Dieser gesellschaftspolitischen Unterfütterung beraubt, schrumpft die Geschichte sehr schnell zu einem spannenden, jedoch reichlich konstruiert wirkenden Thriller zusammen. Fincher macht das Beste daraus und inszeniert die zermürbende Spurensuche mit einem geradezu literarisch anmutenden Sinn für vermeintlich unwichtige Details. Selten sieht man im heutigen, auf Effizienz getrimmten Erzählkino Hollywoods so oft Menschen auf Reisen, an Bahnhöfen, beim Rauchen, beim Zubereiten einer Mahlzeit oder beim Eingießen eines Drinks.

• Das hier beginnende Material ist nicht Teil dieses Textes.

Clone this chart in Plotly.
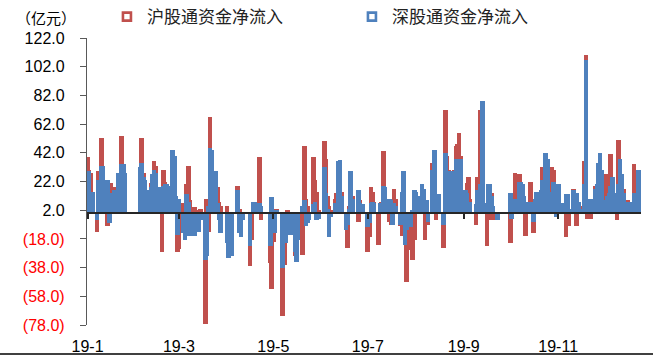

Dankenswerterweise haben Zaillian und Fincher zumindest die feministische Perspektive der Vorlage auf die Leinwand gerettet. Das Motiv männlicher Kontrollgier und Destruktionsfantasien taucht dabei nicht nur in Gestalt eines Vergewaltigers und des Serienkillers auf, sondern klingt auch im fortwährenden Ausspionieren von Gegnern und Mitarbeitern sowie dem Konflikt zwischen Blomkvist und Wennerstrom an. In dieser durch und durch maskulinen Welt mutet die Punk-Goth-Rockerin Lisbeth Salander wie eine feministische Ermächtigungsfantasie an. Ihre staatliche Einstufung als gesellschaftlich inkompatibel muss man als Auszeichnung verstehen. Ihr Charakter, der sich in bester Howard-Hawks-Manier fast ausschließlich durch »Action«, Taten, erschließt, gibt der Geschichte ein emotionales Gravitationszentrum. Eine »Fledermaus aus der Hölle« hat David Denby sie im »New Yorker« genannt, wobei ihre ganz persönliche Hölle offenbar schon in jungen Jahren von Männern gemacht wurde. Auf ihrem pechschwarzen Motorrad rast sie in ständigen Kurvenbewegungen geschmeidig durch die ansonsten betont statischen Bildkompositionen. Auffallend der Kontrast zu den Zügen und den schweren Limousinen des Films, die den Menschen keinerlei Bewegungsspielraum zu lassen scheinen. Auch die Erzählung selbst gewinnt erst richtig an Fahrt, als Salander und Blomkvist nach rund einer Stunde zusammentreffen. Bemerkenswert verletzlich und hilflos wirkt der muskulöse Daniel Craig neben ihr; in der Sexszene der beiden gibt es keinen Anflug beherrschender Domaninz. Und ist es ein Zufall, dass der sympathische Industriebaron Henrik Vanger von Christopher Plummer verkörpert wird, in dessen Gestik und Mimik stets etwas Feminines mitschwingt? Die Darstellerin der Lisbeth, Rooney Mara, gibt zwischen all den gestandenen Mannsbildern jedenfalls das, was man im Englischen eine »star-making performance« nennt. Ihr ist es zu verdanken, wenn man die Adaption des nächsten Romans nicht erwarten kann.